What to produce
Reproduce exactly the lines of the material beneath, from the line that contains "Rebuild this chart" to the line that contains "import plotly.graph_objects as go", both included, and no other lines.
** start of Data to use **
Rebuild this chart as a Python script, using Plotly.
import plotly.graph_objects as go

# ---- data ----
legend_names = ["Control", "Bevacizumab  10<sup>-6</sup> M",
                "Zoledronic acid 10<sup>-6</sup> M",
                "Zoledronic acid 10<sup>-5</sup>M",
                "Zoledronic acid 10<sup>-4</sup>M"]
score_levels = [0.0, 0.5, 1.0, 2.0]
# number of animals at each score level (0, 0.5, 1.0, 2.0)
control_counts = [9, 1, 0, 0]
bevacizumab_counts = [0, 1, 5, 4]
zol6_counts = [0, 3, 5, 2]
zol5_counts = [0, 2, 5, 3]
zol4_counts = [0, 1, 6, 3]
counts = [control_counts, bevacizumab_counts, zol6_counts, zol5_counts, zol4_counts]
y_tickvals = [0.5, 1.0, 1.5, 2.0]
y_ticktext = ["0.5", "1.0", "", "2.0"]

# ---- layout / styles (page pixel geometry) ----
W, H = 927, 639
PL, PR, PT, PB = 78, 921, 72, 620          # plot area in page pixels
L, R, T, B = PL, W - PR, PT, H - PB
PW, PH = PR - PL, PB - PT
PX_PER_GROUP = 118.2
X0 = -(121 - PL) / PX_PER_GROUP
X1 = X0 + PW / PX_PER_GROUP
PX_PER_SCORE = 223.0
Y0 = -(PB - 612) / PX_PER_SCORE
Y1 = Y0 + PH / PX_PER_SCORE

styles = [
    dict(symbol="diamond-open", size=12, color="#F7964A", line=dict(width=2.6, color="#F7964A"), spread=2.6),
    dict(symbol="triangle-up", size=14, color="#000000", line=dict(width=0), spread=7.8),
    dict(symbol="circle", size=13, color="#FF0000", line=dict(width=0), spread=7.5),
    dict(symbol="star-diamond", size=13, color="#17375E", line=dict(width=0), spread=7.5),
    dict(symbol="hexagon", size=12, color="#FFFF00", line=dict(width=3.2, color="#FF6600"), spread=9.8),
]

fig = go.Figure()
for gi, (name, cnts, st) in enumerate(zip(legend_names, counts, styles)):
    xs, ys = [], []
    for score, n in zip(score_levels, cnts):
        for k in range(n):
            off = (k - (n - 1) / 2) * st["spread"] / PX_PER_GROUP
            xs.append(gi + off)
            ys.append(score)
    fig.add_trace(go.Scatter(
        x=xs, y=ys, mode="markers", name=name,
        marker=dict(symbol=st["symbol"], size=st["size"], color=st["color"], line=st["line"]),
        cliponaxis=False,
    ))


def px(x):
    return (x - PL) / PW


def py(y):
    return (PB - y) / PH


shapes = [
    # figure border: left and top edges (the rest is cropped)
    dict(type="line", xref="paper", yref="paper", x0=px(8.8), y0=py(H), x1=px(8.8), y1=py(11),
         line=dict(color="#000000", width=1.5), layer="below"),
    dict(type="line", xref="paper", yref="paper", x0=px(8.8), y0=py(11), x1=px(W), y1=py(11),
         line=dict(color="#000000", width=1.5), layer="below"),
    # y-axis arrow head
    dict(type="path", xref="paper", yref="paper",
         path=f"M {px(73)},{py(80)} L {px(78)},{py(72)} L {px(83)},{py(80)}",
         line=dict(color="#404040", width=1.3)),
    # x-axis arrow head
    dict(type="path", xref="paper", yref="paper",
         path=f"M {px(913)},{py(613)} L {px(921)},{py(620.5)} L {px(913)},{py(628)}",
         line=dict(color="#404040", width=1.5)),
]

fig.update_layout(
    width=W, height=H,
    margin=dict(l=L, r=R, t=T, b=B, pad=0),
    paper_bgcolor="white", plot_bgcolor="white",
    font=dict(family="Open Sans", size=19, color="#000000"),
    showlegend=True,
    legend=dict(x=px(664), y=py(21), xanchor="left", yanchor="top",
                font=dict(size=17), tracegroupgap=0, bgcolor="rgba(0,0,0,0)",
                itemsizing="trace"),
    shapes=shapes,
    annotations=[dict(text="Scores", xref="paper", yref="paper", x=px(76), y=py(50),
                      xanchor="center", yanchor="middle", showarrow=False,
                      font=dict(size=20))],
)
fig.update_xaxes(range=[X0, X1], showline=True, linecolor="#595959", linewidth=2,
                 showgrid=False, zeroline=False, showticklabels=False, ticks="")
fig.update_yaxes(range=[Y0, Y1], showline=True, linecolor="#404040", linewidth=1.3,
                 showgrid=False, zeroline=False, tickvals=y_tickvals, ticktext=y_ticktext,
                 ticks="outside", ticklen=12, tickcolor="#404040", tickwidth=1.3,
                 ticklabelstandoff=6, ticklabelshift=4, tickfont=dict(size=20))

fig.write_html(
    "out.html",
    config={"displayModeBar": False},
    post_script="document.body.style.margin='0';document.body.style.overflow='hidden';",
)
** end of Data to use **
** start of Data to use **
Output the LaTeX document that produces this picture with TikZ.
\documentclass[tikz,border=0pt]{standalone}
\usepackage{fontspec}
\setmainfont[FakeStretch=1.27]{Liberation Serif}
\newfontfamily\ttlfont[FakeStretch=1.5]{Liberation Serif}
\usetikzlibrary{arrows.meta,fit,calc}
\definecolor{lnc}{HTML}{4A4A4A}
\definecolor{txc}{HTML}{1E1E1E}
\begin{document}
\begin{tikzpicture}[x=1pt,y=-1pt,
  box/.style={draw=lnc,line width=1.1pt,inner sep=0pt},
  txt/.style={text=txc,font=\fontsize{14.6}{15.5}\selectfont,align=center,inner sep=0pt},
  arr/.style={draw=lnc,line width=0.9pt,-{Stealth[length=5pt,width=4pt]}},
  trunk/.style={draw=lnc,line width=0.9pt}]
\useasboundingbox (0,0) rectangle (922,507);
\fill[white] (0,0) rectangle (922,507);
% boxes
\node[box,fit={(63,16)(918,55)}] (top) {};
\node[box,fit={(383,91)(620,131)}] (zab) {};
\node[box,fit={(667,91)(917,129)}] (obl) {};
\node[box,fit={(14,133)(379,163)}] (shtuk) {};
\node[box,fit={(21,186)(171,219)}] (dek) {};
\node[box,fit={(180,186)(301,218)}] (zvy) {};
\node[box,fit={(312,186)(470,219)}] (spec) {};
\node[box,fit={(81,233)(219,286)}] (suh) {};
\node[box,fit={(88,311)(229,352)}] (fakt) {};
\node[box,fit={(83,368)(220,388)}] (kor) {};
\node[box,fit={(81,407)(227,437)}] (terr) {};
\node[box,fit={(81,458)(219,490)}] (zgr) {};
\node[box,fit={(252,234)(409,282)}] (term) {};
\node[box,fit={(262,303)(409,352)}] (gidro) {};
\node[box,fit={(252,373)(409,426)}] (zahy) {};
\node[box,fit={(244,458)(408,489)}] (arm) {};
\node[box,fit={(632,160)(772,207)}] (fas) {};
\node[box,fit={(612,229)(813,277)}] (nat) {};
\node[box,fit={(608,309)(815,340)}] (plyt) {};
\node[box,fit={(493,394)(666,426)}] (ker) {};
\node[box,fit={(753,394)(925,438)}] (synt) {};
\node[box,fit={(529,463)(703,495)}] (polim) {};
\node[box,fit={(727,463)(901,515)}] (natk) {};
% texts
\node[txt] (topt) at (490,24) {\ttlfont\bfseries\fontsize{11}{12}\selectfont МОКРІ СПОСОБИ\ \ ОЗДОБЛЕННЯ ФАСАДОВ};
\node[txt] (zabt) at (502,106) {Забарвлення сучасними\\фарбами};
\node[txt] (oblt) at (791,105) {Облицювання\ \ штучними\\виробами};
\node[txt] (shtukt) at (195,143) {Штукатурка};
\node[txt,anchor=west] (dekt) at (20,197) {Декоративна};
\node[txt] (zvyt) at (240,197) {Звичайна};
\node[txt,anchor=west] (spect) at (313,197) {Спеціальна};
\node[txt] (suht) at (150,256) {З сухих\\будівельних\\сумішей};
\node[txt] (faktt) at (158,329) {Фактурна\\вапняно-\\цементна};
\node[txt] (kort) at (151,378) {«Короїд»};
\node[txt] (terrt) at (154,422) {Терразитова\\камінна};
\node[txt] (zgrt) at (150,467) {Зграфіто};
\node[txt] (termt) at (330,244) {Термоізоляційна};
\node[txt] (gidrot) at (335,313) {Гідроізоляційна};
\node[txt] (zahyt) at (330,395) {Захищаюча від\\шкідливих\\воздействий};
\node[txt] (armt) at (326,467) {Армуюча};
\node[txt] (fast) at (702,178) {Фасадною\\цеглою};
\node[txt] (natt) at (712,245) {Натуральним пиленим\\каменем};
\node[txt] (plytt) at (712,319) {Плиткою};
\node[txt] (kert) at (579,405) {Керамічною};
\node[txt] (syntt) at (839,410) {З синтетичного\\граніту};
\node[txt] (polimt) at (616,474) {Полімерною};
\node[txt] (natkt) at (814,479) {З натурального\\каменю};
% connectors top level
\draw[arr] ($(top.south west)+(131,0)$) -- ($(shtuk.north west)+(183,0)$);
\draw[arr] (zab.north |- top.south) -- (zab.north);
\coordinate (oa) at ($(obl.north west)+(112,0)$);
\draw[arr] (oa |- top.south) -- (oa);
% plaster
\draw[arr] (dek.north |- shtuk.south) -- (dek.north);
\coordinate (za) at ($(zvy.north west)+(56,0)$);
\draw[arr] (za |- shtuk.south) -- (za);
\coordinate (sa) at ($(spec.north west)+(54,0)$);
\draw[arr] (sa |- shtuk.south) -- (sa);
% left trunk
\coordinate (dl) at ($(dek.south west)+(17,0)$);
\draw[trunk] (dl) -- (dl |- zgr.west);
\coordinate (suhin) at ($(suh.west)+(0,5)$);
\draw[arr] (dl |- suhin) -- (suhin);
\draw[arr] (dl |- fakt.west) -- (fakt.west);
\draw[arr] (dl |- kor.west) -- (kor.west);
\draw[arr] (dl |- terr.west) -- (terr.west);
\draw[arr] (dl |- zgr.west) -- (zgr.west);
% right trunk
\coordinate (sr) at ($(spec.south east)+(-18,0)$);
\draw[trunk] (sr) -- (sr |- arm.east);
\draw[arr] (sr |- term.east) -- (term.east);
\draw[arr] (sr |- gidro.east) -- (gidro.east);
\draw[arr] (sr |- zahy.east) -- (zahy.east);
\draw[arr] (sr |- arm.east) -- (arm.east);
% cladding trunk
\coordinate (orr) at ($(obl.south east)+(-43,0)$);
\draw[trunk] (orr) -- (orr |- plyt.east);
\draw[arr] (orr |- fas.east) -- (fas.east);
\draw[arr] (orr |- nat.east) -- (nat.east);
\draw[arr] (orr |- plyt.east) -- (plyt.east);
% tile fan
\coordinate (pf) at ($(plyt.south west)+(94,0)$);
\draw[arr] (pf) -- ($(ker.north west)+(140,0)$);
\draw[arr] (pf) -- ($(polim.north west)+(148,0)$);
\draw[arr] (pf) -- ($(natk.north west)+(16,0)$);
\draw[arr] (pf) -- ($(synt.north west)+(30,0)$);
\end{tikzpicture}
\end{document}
** end of Data to use **
Written answer
Rebuild this chart as a Python script, using Plotly.
import plotly.graph_objects as go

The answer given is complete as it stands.